According to Benjamin Cowen, scrolling through countless “BREAKING” posts has become frustrating for users who expect informative and distinct updates rather than repetitive alerts that offer little additional value. He explained that timelines often feel saturated with identical information, which reduces the usefulness of the platform for serious market participants.


Besides, the revised structure could create new opportunities for smaller creators, particularly independent analysts who have historically faced limited reach due to algorithmic preference for high-frequency posting accounts. As aggregator dominance declines, original voices may gain stronger visibility, which could lead to more diverse and insightful discussions within the crypto space.


Additionally, the crypto sector continues to face persistent information overload, as multiple accounts frequently publish identical updates within minutes, creating unnecessary duplication across timelines. Hence, traders and investors often receive repetitive information instead of detailed analysis that could improve decision-making and market understanding.

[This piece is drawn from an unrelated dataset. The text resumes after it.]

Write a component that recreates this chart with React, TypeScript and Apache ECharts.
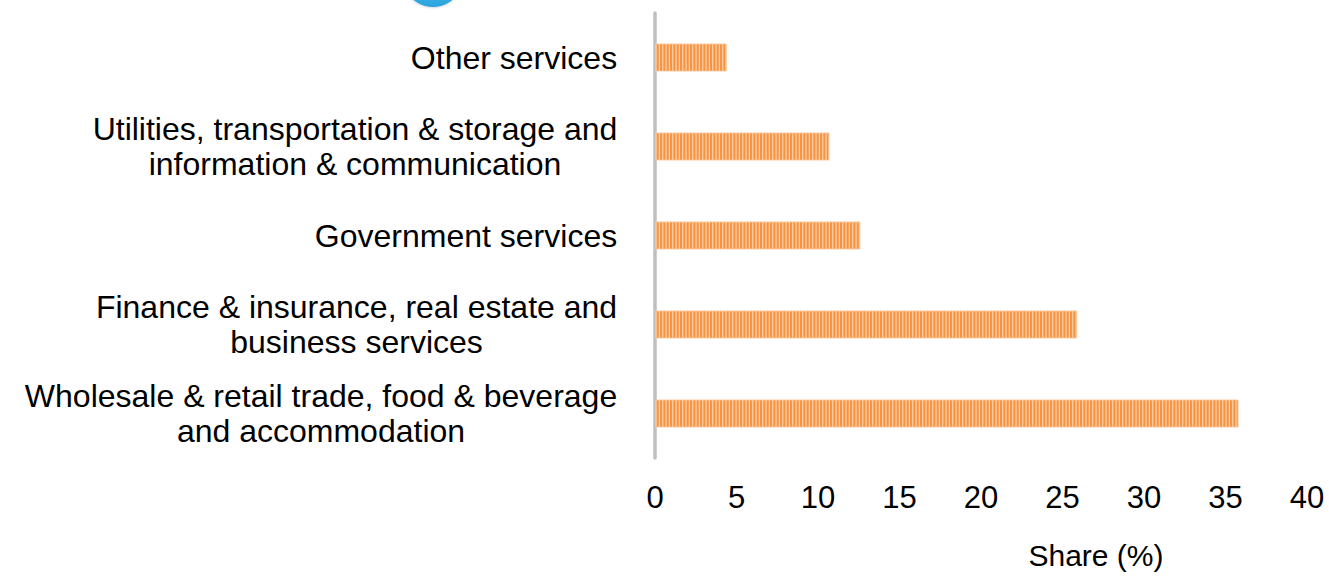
import React, { useEffect, useRef } from "react";
import * as echarts from "echarts";

// Categories listed bottom -> top (ECharts category y-axis starts at the bottom)
const categories: string[] = [
  "Wholesale & retail trade, food & beverage\nand accommodation",
  "Finance & insurance, real estate and\nbusiness services",
  "Government services",
  "Utilities, transportation & storage and\ninformation & communication",
  "Other services",
];
const shareValues: number[] = [35.8, 25.9, 12.6, 10.7, 4.4];
const xMin = 0;
const xMax = 40;
const xInterval = 5;
const xAxisName = "Share (%)";

const FONT = '"Liberation Sans", Arial, Helvetica, sans-serif';

function makeStripePattern(): HTMLCanvasElement {
  const cv = document.createElement("canvas");
  cv.width = 10;
  cv.height = 4;
  const ctx = cv.getContext("2d")!;
  ctx.fillStyle = "#fcd2ab";
  ctx.fillRect(0, 0, 10, 4);
  ctx.fillStyle = "#f79443";
  const pitch = 10 / 3;
  for (let i = 0; i < 3; i++) {
    ctx.fillRect(i * pitch, 0, 2.1, 4);
  }
  return cv;
}

export default function App() {
  const ref = useRef<HTMLDivElement>(null);

  useEffect(() => {
    if (!ref.current) return;
    const chart = echarts.init(ref.current, null, { renderer: "svg" });

    const catFont = 32;
    const catLine = 35;
    const measure = document.createElement("canvas").getContext("2d")!;
    measure.font = `${catFont}px "Liberation Sans", Arial, sans-serif`;
    const rich: Record<string, any> = {};
    categories.forEach((c, i) => {
      const w = Math.max(...c.split("\n").map((l) => measure.measureText(l).width));
      rich["c" + i] = {
        width: Math.ceil(w) + 1,
        align: "center",
        fontSize: catFont,
        lineHeight: catLine,
        fontFamily: FONT,
        color: "#000000",
      };
    });

    const pattern = makeStripePattern();

    chart.setOption({
      animation: false,
      backgroundColor: "#ffffff",
      grid: { left: 655, right: 22, top: 13, bottom: 118, containLabel: false },
      xAxis: {
        type: "value",
        min: xMin,
        max: xMax,
        interval: xInterval,
        axisLine: { show: false },
        axisTick: { show: false },
        splitLine: { show: false },
        axisLabel: {
          fontSize: 31,
          lineHeight: 30,
          margin: 24,
          color: "#000000",
          fontFamily: FONT,
        },
        name: xAxisName,
        nameLocation: "middle",
        nameGap: 82,
        nameTextStyle: {
          fontSize: 30,
          lineHeight: 30,
          color: "#000000",
          fontFamily: FONT,
          padding: [0, 0, 0, 230],
        },
      },
      yAxis: {
        type: "category",
        data: categories,
        axisLine: { show: true, lineStyle: { color: "#bfbfbf", width: 3.5 } },
        axisTick: { show: false },
        splitLine: { show: false },
        axisLabel: {
          margin: 37,
          align: "right",
          formatter: (value: string, index: number) =>
            value
              .split("\n")
              .map((l) => `{c${index}|${l}}`)
              .join("\n"),
          rich,
        },
      },
      series: [
        {
          type: "bar",
          data: shareValues,
          barWidth: 28,
          itemStyle: {
            color: { image: pattern, repeat: "repeat" },
            borderColor: "rgba(250,196,150,0.9)",
            borderWidth: 1,
          },
        },
      ],
      graphic: [
        {
          type: "circle",
          shape: { cx: 433, cy: -23, r: 30 },
          style: {
            fill: new echarts.graphic.RadialGradient(0.5, 0.35, 0.75, [
              { offset: 0, color: "#6fcaf3" },
              { offset: 1, color: "#1e9edb" },
            ]),
            shadowBlur: 3,
            shadowColor: "rgba(0,0,0,0.3)",
          },
          silent: true,
        },
      ],
    });

    return () => chart.dispose();
  }, []);

  return (
    <div
      ref={ref}
      style={{ position: "fixed", left: 0, top: 0, width: 1329, height: 576 }}
    />
  );
}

Risk of Losing Valuable Information Pipelines Remains a Concern

However, concerns remain about the broader impact of these changes, especially since some aggregator accounts still provide value by organizing fast-moving information into accessible updates for users who cannot track multiple sources simultaneously. If the payout reductions become too aggressive, the platform risks weakening useful information pipelines alongside low-quality spam accounts that currently dominate engagement. The payout cuts signal a turning point in crypto content distribution, as originality begins to regain importance over volume-driven posting strategies.